Researchers tackling the chocolate crisis
Chocoholics around the globe have been aware for the last few years that their favourite sweet treat is under threat. Researchers at Bangor University may have come up with an answer that could help find a solution to the chocolate crisis by using wild mango as a new cocoa butter alternative.
Global production of cocoa is in decline due to a combination of factors including crop failure, disease and ageing plantations, leading to price fluctuations and a shortfall in supply. Cocoa butter is the pure butter extracted from cocoa beans and is one of the unique natural fats highly demanded by food, pharmaceuticals and cosmetic industries and in particular is a major ingredient in the chocolate industry. Cocoa butter is currently the only commercially available natural fat which is rich in saturated and monounsaturated fatty acids. Moreover, the price of cocoa butter is one of the highest among all tropical fats and oils and according to International Cocoa Organisation (2015), the price of cocoa butter more than doubled between 2005 and 2015. All of which has presented a pressing need to the chocolate industry to find high quality alternatives as the demand for cocoa is predicted to rise by 30% by 2020.

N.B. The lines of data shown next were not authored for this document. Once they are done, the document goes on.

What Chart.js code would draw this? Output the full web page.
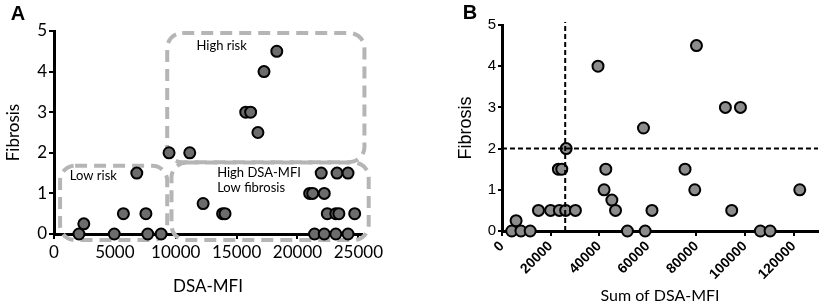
<!DOCTYPE html>
<html>
<head>
<meta charset="utf-8">
<script src="https://cdn.jsdelivr.net/npm/chart.js@4.4.1/dist/chart.umd.min.js"></script>
<style>
  body { margin: 0; background: #fff; }
  .panel { position: absolute; top: 0; width: 413px; height: 305px; }
</style>
</head>
<body>
<div class="panel" style="left:0"><canvas id="chartA" width="413" height="305"></canvas></div>
<div class="panel" style="left:413px"><canvas id="chartB" width="413" height="305"></canvas></div>
<script>
// panel A: DSA-MFI vs fibrosis
const mfiA = [2050, 2450, 4950, 5700, 6800, 7550, 7700, 8800, 9450, 11150, 12250, 13850, 14050,
  15750, 16150, 16750, 17250, 18300, 21000, 21250, 21400, 21950, 22200, 22200, 22450, 23150,
  23400, 23250, 23150, 24150, 24150, 24700];
const fibA = [0, 0.25, 0, 0.5, 1.5, 0.5, 0, 0, 2, 2, 0.75, 0.5, 0.5,
  3, 3, 2.5, 4, 4.5, 1, 1, 0, 1.5, 1, 0, 0.5, 0.5,
  0.5, 1.5, 0, 1.5, 0, 0.5];

// panel B: sum of DSA-MFI vs fibrosis
const sumB = [4000, 5800, 7800, 11600, 15000, 20000, 23200, 24600, 23600, 26200, 26400, 30200,
  39500, 42000, 42700, 45200, 46700, 51600, 58200, 58900, 61700, 75300, 79300, 80000,
  91900, 98100, 94500, 106300, 110300, 122500];
const fibB = [0, 0.25, 0, 0, 0.5, 0.5, 1.5, 1.5, 0.5, 0.5, 2, 0.5,
  4, 1, 1.5, 0.75, 0.5, 0, 2.5, 0, 0.5, 1.5, 1, 4.5,
  3, 3, 0.5, 0, 0, 1];

const ticksA = [0, 5000, 10000, 15000, 20000, 25000];
const ticksB = [0, 20000, 40000, 60000, 80000, 100000, 120000];
const ticksY = [0, 1, 2, 3, 4, 5];

// cut-offs drawn as dashed lines in B
const cutMfi = 26000;
const cutFib = 2;

// risk regions in A (data units)
const boxes = [
  { x0: 9300, x1: 25500, y0: 1.77, y1: 4.95 },
  { x0: 500, x1: 9300, y0: -0.15, y1: 1.68 },
  { x0: 9650, x1: 25850, y0: -0.15, y1: 1.76 }
];
const boxTexts = [
  { x: 11700, y: 4.63, lines: ['High risk'] },
  { x: 1300, y: 1.43, lines: ['Low risk'] },
  { x: 13400, y: 1.5, lines: ['High DSA-MFI', 'Low fibrosis'] }
];

function toPoints(xs, ys) {
  return xs.map((v, i) => ({ x: v, y: ys[i] }));
}

const panelLetter = {
  id: 'panelLetter',
  afterDraw(chart, args, opts) {
    const ctx = chart.ctx;
    ctx.save();
    ctx.font = 'bold 20px "Liberation Sans"';
    ctx.fillStyle = '#000';
    ctx.textAlign = 'center';
    ctx.textBaseline = 'middle';
    ctx.fillText(opts.text, opts.x, opts.y);
    ctx.restore();
  }
};

const riskBoxes = {
  id: 'riskBoxes',
  beforeDatasetsDraw(chart) {
    const ctx = chart.ctx;
    const x = chart.scales.x, y = chart.scales.y;
    ctx.save();
    ctx.strokeStyle = '#b5b5b5';
    ctx.lineWidth = 4;
    ctx.setLineDash([12, 7]);
    boxes.forEach(b => {
      const l = x.getPixelForValue(b.x0), r = x.getPixelForValue(b.x1);
      const t = y.getPixelForValue(b.y1), btm = y.getPixelForValue(b.y0);
      ctx.beginPath();
      ctx.roundRect(l, t, r - l, btm - t, 15);
      ctx.stroke();
    });
    ctx.setLineDash([]);
    ctx.fillStyle = '#000';
    ctx.font = '13px Lato';
    ctx.textBaseline = 'middle';
    boxTexts.forEach(tx => {
      tx.lines.forEach((line, i) => {
        ctx.fillText(line, x.getPixelForValue(tx.x), y.getPixelForValue(tx.y) + i * 15);
      });
    });
    ctx.restore();
  }
};

function keepTicks(list) {
  return scale => { scale.ticks = list.map(v => ({ value: v })); };
}
const plain = v => String(v);

new Chart(document.getElementById('chartA'), {
  type: 'scatter',
  data: {
    datasets: [{
      data: toPoints(mfiA, fibA),
      backgroundColor: '#6c6c6c',
      borderColor: '#000',
      borderWidth: 2,
      pointRadius: 5.5,
      clip: false
    }]
  },
  options: {
    responsive: false,
    animation: false,
    layout: { padding: { top: 31, right: 51, left: 0, bottom: 0 } },
    plugins: {
      legend: { display: false },
      tooltip: { enabled: false },
      panelLetter: { text: 'A', x: 18, y: 14 }
    },
    scales: {
      x: {
        type: 'linear', min: 0, max: 25300,
        afterBuildTicks: keepTicks(ticksA),
        afterFit: s => { s.height = 71; },
        ticks: { color: '#000', font: { family: 'Lato', size: 17 }, padding: 3, maxRotation: 0, autoSkip: false, callback: plain },
        grid: { drawOnChartArea: false, color: '#000', lineWidth: 2, tickLength: 5 },
        border: { color: '#000', width: 3 },
        title: { display: true, text: 'DSA-MFI', color: '#000', font: { family: 'Lato', size: 17 }, padding: { top: 0, bottom: 8 } }
      },
      y: {
        min: 0, max: 5,
        afterBuildTicks: keepTicks(ticksY),
        afterFit: s => { s.width = 54; },
        ticks: { color: '#000', font: { family: 'Lato', size: 17 }, padding: 2, callback: plain },
        grid: { drawOnChartArea: false, color: '#000', lineWidth: 2, tickLength: 5 },
        border: { color: '#000', width: 3 },
        title: { display: true, text: 'Fibrosis', color: '#000', font: { family: 'Lato', size: 17 }, padding: { top: 3, bottom: 0 } }
      }
    }
  },
  plugins: [panelLetter, riskBoxes]
});

new Chart(document.getElementById('chartB'), {
  type: 'scatter',
  data: {
    datasets: [{
      data: [{ x: cutMfi, y: 0 }, { x: cutMfi, y: 5.07 }],
      showLine: true, borderColor: '#000', borderWidth: 2, borderDash: [5, 3],
      pointRadius: 0, clip: false, order: 0
    }, {
      data: [{ x: 0, y: cutFib }, { x: 130000, y: cutFib }],
      showLine: true, borderColor: '#000', borderWidth: 2, borderDash: [5, 3],
      pointRadius: 0, clip: false, order: 0
    }, {
      data: toPoints(sumB, fibB),
      backgroundColor: '#8c8c8c',
      borderColor: '#000',
      borderWidth: 2,
      pointRadius: 5.5,
      clip: false,
      order: 1
    }]
  },
  options: {
    responsive: false,
    animation: false,
    layout: { padding: { top: 25, right: 8, left: 0, bottom: 0 } },
    plugins: {
      legend: { display: false },
      tooltip: { enabled: false },
      panelLetter: { text: 'B', x: 57, y: 13 }
    },
    scales: {
      x: {
        type: 'linear', min: 0, max: 130000,
        afterBuildTicks: keepTicks(ticksB),
        afterFit: s => { s.height = 74; },
        ticks: { color: '#000', font: { family: 'Liberation Sans', size: 14, weight: 'bold' }, padding: 2,
          minRotation: 45, maxRotation: 45, autoSkip: false, callback: plain },
        grid: { drawOnChartArea: false, color: '#000', lineWidth: 2, tickLength: 5 },
        border: { color: '#000', width: 3 },
        title: { display: true, text: 'Sum of DSA-MFI', color: '#000', font: { family: 'Lato', size: 16 }, padding: { top: 0, bottom: 0 } }
      },
      y: {
        min: 0, max: 5,
        afterBuildTicks: keepTicks(ticksY),
        afterFit: s => { s.width = 89; },
        ticks: { color: '#000', font: { family: 'Liberation Sans', size: 15 }, padding: 2, callback: plain },
        grid: { drawOnChartArea: false, color: '#000', lineWidth: 2, tickLength: 4 },
        border: { color: '#000', width: 3 },
        title: { display: true, text: 'Fibrosis', color: '#000', font: { family: 'Liberation Sans', size: 18 }, padding: { top: 42, bottom: 0 } }
      }
    }
  },
  plugins: [panelLetter]
});
</script>
</body>
</html>
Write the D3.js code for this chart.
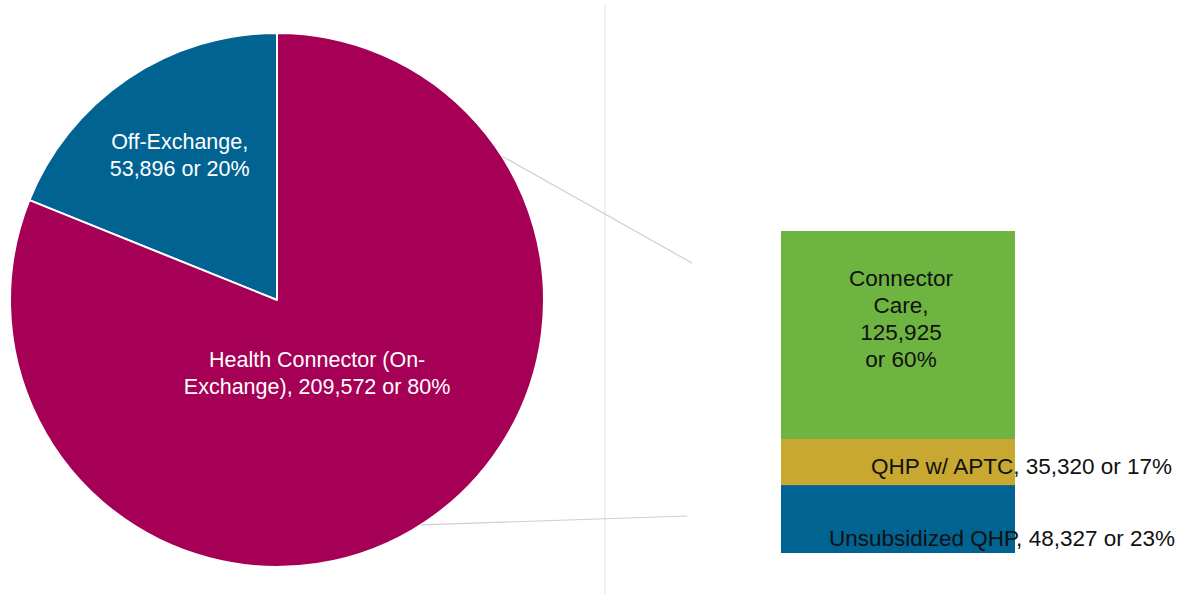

A recent study published in Scientific Reports explored the potential of a wild mango (Mangifera sylvatica Roxb.), an underutilised fruit species of south east Asia, to provide an alternative source of butter for the industry. Analyses showed that wild mango butter has a very similar chemical, physical and thermal profile to cocoa butter. However, wild mango butter has several superior properties to cocoa butter. It has a higher solid triglyceride (SOS) content which is used for improving soft cocoa butters, which indicates it has the potential to become a cocoa butter improver. Wild mango butter has a higher moisture content than cocoa butter, and there is a growing body of evidence that higher moisture content butters produce low fat chocolate, which may help to prevent obesity, heart diseases, diabetics, stroke and arthritis. Wild mango has the added advantage of being a fruit with a large kernel (40-50% of its body mass) and therefore a proportionality higher fat content (9-14%) than the smaller kernelled domesticated mango.
Sayma Akhter, the senior author and a postgraduate student at the School of Environment, Natural Resources & Geography, said: "Wild mango is one of the so-called 'Cinderella' species whose real potential is unrealised. The identification of real added value as we have shown in this study, could pluck it from obscurity into mainstream production. With the support of government and non-governmental organisations, small scale industries could be set up to create a new income source for local people. There are many other new products that can come from underutilised fruits which are still waiting for proper attention."
Professor Morag McDonald, Head of the School of Environment, Natural Resources & Geography, and one of the report's authors added: "Going beyond the use to industry, wild fruits like the mango are an important source of food, medicine and income for rural dwellers, but are in decline due to drivers such as deforestation. Adding value to underutilised products through processing for products that have market value can generate a valuable incentive for the conservation of such species, and help to generate alternative income sources and reduce household poverty."